Lai Changxing, long considered one of China’s most wanted fugitives, faces deportation to the People’s Republic later this month, after his dramatic arrest late last week by Canadian border services agents.
In a brief conversation at an immigration detention hearing Monday, Mr. Lai said the agents swooped in on his downtown Vancouver residence about 1 p.m. last Thursday and bundled him into custody.
He entered the hearing room with his customary grin, hands bound by yellow handcuffs and wearing the normal red prison garb of the North Fraser Pretrial Centre, where he is being held.
Mr. Lai was arrested after Immigration Canada – following four years of deliberation – determined that he is not at risk of being tortured if he is sent back to China.
The good-humoured, one-time high-roller is charged with masterminding an extensive smuggling network that imported consumer goods into the bustling port of Xiamen without paying custom duties, during a wild period of Chinese commerce in the 1990s. He is also accused of bribing government and police officials to look the other way.
He had been scheduled to be sent back on a flight to China as early as Tuesday afternoon. However, Mr. Lai won an interim stay of deportation Monday morning, giving him a chance to argue for a longer stay in a one-day Federal Court hearing July 21.
If Mr. Lai loses that appeal, the tentative date for his return is July 25, said Canadian Border Services Agency representative Kevin Boothroyd.
It would be the end of his prolonged legal fight to remain in Canada, which has lasted more than 10 years.
In 2007, a Federal Court judge overturned a previous Immigration Canada finding that Mr. Lai faced no risks back in China.
Mr. Justice Yves de Montigny referred to many outside reports attesting to the use of torture on prisoners in China, including one by a UN special rapporteur on torture who had visited the country.
The judge ordered a new risk assessment, with more emphasis on the risk of torture.
The four years it has taken to issue a second risk assessment is believed to be unprecedented. It likely reflects Canadian attempts to negotiate increased safeguards for Mr. Lai.
Earlier this year, Chinese authorities agreed to give Canadian officials regular access to Mr. Lai in prison, as a way of ensuring he is not tortured.
Mr. Lai has been fighting deportation since he was first arrested at a casino in Niagara Falls in November, 2000, arguing that he cannot get a fair trial in China and he is at risk of being mistreated in custody.
His continued residence in Canada has been a sore point with Chinese leaders, one of whom, then-prime minister Zhu Rongji, said he should be executed three times over.

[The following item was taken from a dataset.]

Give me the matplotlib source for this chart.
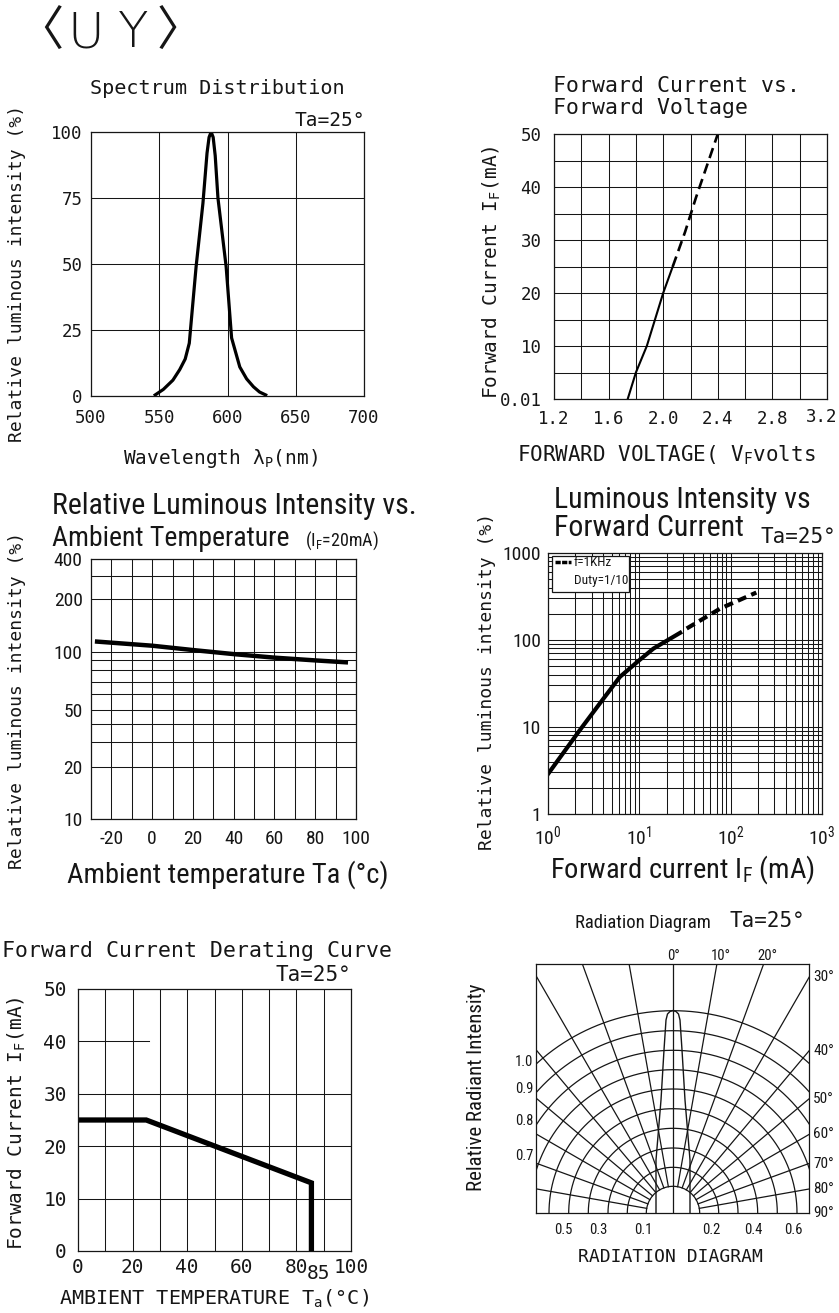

In an interview two years ago with The Globe and Mail, Mr. Lai admitted skirting the law, but said he was merely taking advantage of perceived loopholes at a time of murky custom regulations.
Immigration and Refugee Board member Leeann King said she would rule Tuesday on whether he should remain in custody while waiting for his July 21 court hearing.
Mr. Boothroyd of the CBSA called on the board to leave Mr. Lai in jail, pointing out a deportation date was fast approaching and he might be tempted to flee.
He also reiterated earlier allegations that Mr. Lai had associated with members of the so-called Big Circle Boys organized crime gang.
Mr. Lai’s lawyer, Darryl Larson, argued that his client had been free for many years without problems, and the so-called association with alleged criminals had not previously prompted the CBSA to seek his arrest.